[BEGIN]
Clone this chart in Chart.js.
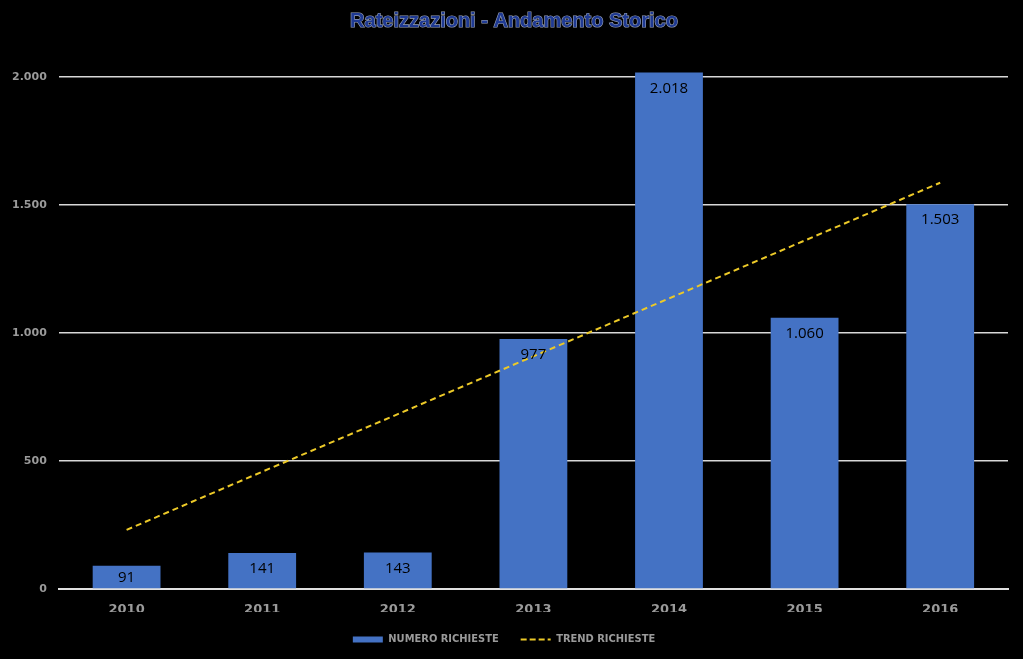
<!DOCTYPE html>
<html>
<head>
<meta charset="utf-8">
<script src="https://cdn.jsdelivr.net/npm/chart.js@4.4.0/dist/chart.umd.min.js"></script>
<style>
  html, body { margin: 0; padding: 0; background: #000; }
  #wrap { width: 1023px; height: 659px; }
</style>
</head>
<body>
<div id="wrap"><canvas id="chart"></canvas></div>
<script>
// dati
const anni = ['2010', '2011', '2012', '2013', '2014', '2015', '2016'];
const numeroRichieste = [91, 141, 143, 977, 2018, 1060, 1503];
const trendRichieste = [231, 458, 683, 909, 1135, 1361, 1587];
const tickY = [0, 500, 1000, 1500, 2000];

// separatore migliaia con il punto
const fmt = v => String(v).replace(/\B(?=(\d{3})+(?!\d))/g, '.');

// etichette dentro le barre
const etichetteBarre = {
    id: 'etichetteBarre',
    afterDatasetsDraw(chart) {
        const ctx = chart.ctx;
        const meta = chart.getDatasetMeta(0);
        ctx.save();
        ctx.font = '15px "Open Sans", sans-serif';
        ctx.fillStyle = '#000';
        ctx.textAlign = 'center';
        ctx.textBaseline = 'middle';
        meta.data.forEach((bar, i) => {
            const top = bar.y, base = bar.base;
            const y = Math.min(top + 16, (top + base) / 2 + 1);
            ctx.fillText(fmt(numeroRichieste[i]), bar.x, y);
        });
        ctx.restore();
    }
};

// titolo con contorno chiaro
const titolo = {
    id: 'titolo',
    afterDraw(chart) {
        const ctx = chart.ctx;
        ctx.save();
        ctx.font = 'bold 20px "Liberation Sans", Arial, sans-serif';
        ctx.textAlign = 'center';
        ctx.textBaseline = 'middle';
        ctx.lineWidth = 1.2;
        ctx.strokeStyle = '#9aa3b8';
        ctx.fillStyle = '#1f3a93';
        ctx.strokeText('Rateizzazioni - Andamento Storico', 514, 21);
        ctx.fillText('Rateizzazioni - Andamento Storico', 514, 21);
        ctx.restore();
    }
};

const ctx = document.getElementById('chart').getContext('2d');
new Chart(ctx, {
    type: 'bar',
    data: {
        labels: anni,
        datasets: [
            {
                label: 'NUMERO RICHIESTE',
                data: numeroRichieste,
                backgroundColor: '#4472c4',
                borderWidth: 0,
                barPercentage: 0.5,
                categoryPercentage: 1,
                pointStyle: 'rect',
                clip: false,
                order: 2
            },
            {
                type: 'line',
                label: 'TREND RICHIESTE',
                data: trendRichieste,
                borderColor: '#ecc928',
                backgroundColor: '#ecc928',
                borderWidth: 2,
                borderDash: [6, 4],
                pointRadius: 0,
                pointStyle: 'line',
                fill: false,
                tension: 0,
                order: 1
            }
        ]
    },
    options: {
        responsive: true,
        maintainAspectRatio: false,
        animation: false,
        layout: { padding: { top: 77, right: 15, left: 0, bottom: 4 } },
        plugins: {
            title: { display: false },
            tooltip: { enabled: false },
            legend: {
                position: 'bottom',
                labels: {
                    usePointStyle: true,
                    pointStyleWidth: 30,
                    boxHeight: 6,
                    padding: 22,
                    color: '#9a9a9a',
                    font: { family: '"DejaVu Sans Condensed", "DejaVu Sans", sans-serif', size: 11, weight: 'bold' },
                    sort: (a, b) => a.datasetIndex - b.datasetIndex,
                    generateLabels: chart => {
                        const items = Chart.defaults.plugins.legend.labels.generateLabels(chart);
                        items.forEach(it => {
                            const ds = chart.data.datasets[it.datasetIndex];
                            if (ds.type === 'line') {
                                it.lineDash = [6, 3];
                                it.strokeStyle = ds.borderColor;
                                it.lineWidth = 2;
                            }
                        });
                        return items;
                    }
                }
            }
        },
        scales: {
            x: {
                grid: { display: false },
                border: { display: true, color: '#e0e0e0', width: 2 },
                afterFit: axis => { axis.height = 23; },
                ticks: {
                    color: '#9a9a9a',
                    padding: 5,
                    font: { family: '"DejaVu Sans", sans-serif', size: 13, weight: 'bold' }
                }
            },
            y: {
                min: 0,
                max: 2000,
                afterBuildTicks: axis => { axis.ticks = tickY.map(v => ({ value: v })); },
                grid: { color: '#d8d8d8', lineWidth: 1.5, drawTicks: false },
                border: { display: false },
                ticks: {
                    color: '#9a9a9a',
                    padding: 12,
                    callback: v => fmt(v),
                    font: { family: '"DejaVu Sans", sans-serif', size: 11, weight: 'bold' }
                }
            }
        }
    },
    plugins: [etichetteBarre, titolo]
});
</script>
</body>
</html>
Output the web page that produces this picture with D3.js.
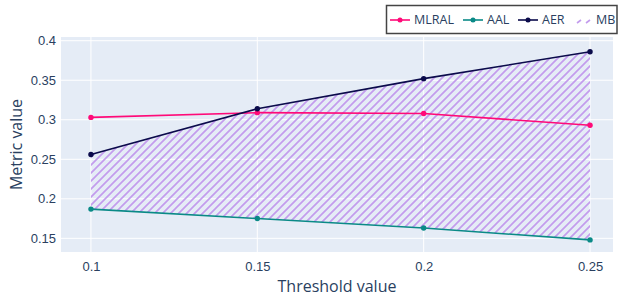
[END]
▶ **Exercise details**: Reproduce each entry precisely, dropping only the pictures.

▶ **Result of this task**:
Clone this chart in Chart.js.
<!DOCTYPE html>
<html>
<head>
<meta charset="utf-8">
<script src="https://cdn.jsdelivr.net/npm/chart.js@4.4.0/dist/chart.umd.min.js"></script>
<style>
  html, body { margin: 0; padding: 0; background: #000; }
  #wrap { width: 1023px; height: 659px; }
</style>
</head>
<body>
<div id="wrap"><canvas id="chart"></canvas></div>
<script>
// dati
const anni = ['2010', '2011', '2012', '2013', '2014', '2015', '2016'];
const numeroRichieste = [91, 141, 143, 977, 2018, 1060, 1503];
const trendRichieste = [231, 458, 683, 909, 1135, 1361, 1587];
const tickY = [0, 500, 1000, 1500, 2000];

// separatore migliaia con il punto
const fmt = v => String(v).replace(/\B(?=(\d{3})+(?!\d))/g, '.');

// etichette dentro le barre
const etichetteBarre = {
    id: 'etichetteBarre',
    afterDatasetsDraw(chart) {
        const ctx = chart.ctx;
        const meta = chart.getDatasetMeta(0);
        ctx.save();
        ctx.font = '15px "Open Sans", sans-serif';
        ctx.fillStyle = '#000';
        ctx.textAlign = 'center';
        ctx.textBaseline = 'middle';
        meta.data.forEach((bar, i) => {
            const top = bar.y, base = bar.base;
            const y = Math.min(top + 16, (top + base) / 2 + 1);
            ctx.fillText(fmt(numeroRichieste[i]), bar.x, y);
        });
        ctx.restore();
    }
};

// titolo con contorno chiaro
const titolo = {
    id: 'titolo',
    afterDraw(chart) {
        const ctx = chart.ctx;
        ctx.save();
        ctx.font = 'bold 20px "Liberation Sans", Arial, sans-serif';
        ctx.textAlign = 'center';
        ctx.textBaseline = 'middle';
        ctx.lineWidth = 1.2;
        ctx.strokeStyle = '#9aa3b8';
        ctx.fillStyle = '#1f3a93';
        ctx.strokeText('Rateizzazioni - Andamento Storico', 514, 21);
        ctx.fillText('Rateizzazioni - Andamento Storico', 514, 21);
        ctx.restore();
    }
};

const ctx = document.getElementById('chart').getContext('2d');
new Chart(ctx, {
    type: 'bar',
    data: {
        labels: anni,
        datasets: [
            {
                label: 'NUMERO RICHIESTE',
                data: numeroRichieste,
                backgroundColor: '#4472c4',
                borderWidth: 0,
                barPercentage: 0.5,
                categoryPercentage: 1,
                pointStyle: 'rect',
                clip: false,
                order: 2
            },
            {
                type: 'line',
                label: 'TREND RICHIESTE',
                data: trendRichieste,
                borderColor: '#ecc928',
                backgroundColor: '#ecc928',
                borderWidth: 2,
                borderDash: [6, 4],
                pointRadius: 0,
                pointStyle: 'line',
                fill: false,
                tension: 0,
                order: 1
            }
        ]
    },
    options: {
        responsive: true,
        maintainAspectRatio: false,
        animation: false,
        layout: { padding: { top: 77, right: 15, left: 0, bottom: 4 } },
        plugins: {
            title: { display: false },
            tooltip: { enabled: false },
            legend: {
                position: 'bottom',
                labels: {
                    usePointStyle: true,
                    pointStyleWidth: 30,
                    boxHeight: 6,
                    padding: 22,
                    color: '#9a9a9a',
                    font: { family: '"DejaVu Sans Condensed", "DejaVu Sans", sans-serif', size: 11, weight: 'bold' },
                    sort: (a, b) => a.datasetIndex - b.datasetIndex,
                    generateLabels: chart => {
                        const items = Chart.defaults.plugins.legend.labels.generateLabels(chart);
                        items.forEach(it => {
                            const ds = chart.data.datasets[it.datasetIndex];
                            if (ds.type === 'line') {
                                it.lineDash = [6, 3];
                                it.strokeStyle = ds.borderColor;
                                it.lineWidth = 2;
                            }
                        });
                        return items;
                    }
                }
            }
        },
        scales: {
            x: {
                grid: { display: false },
                border: { display: true, color: '#e0e0e0', width: 2 },
                afterFit: axis => { axis.height = 23; },
                ticks: {
                    color: '#9a9a9a',
                    padding: 5,
                    font: { family: '"DejaVu Sans", sans-serif', size: 13, weight: 'bold' }
                }
            },
            y: {
                min: 0,
                max: 2000,
                afterBuildTicks: axis => { axis.ticks = tickY.map(v => ({ value: v })); },
                grid: { color: '#d8d8d8', lineWidth: 1.5, drawTicks: false },
                border: { display: false },
                ticks: {
                    color: '#9a9a9a',
                    padding: 12,
                    callback: v => fmt(v),
                    font: { family: '"DejaVu Sans", sans-serif', size: 11, weight: 'bold' }
                }
            }
        }
    },
    plugins: [etichetteBarre, titolo]
});
</script>
</body>
</html>
Output the web page that produces this picture with D3.js.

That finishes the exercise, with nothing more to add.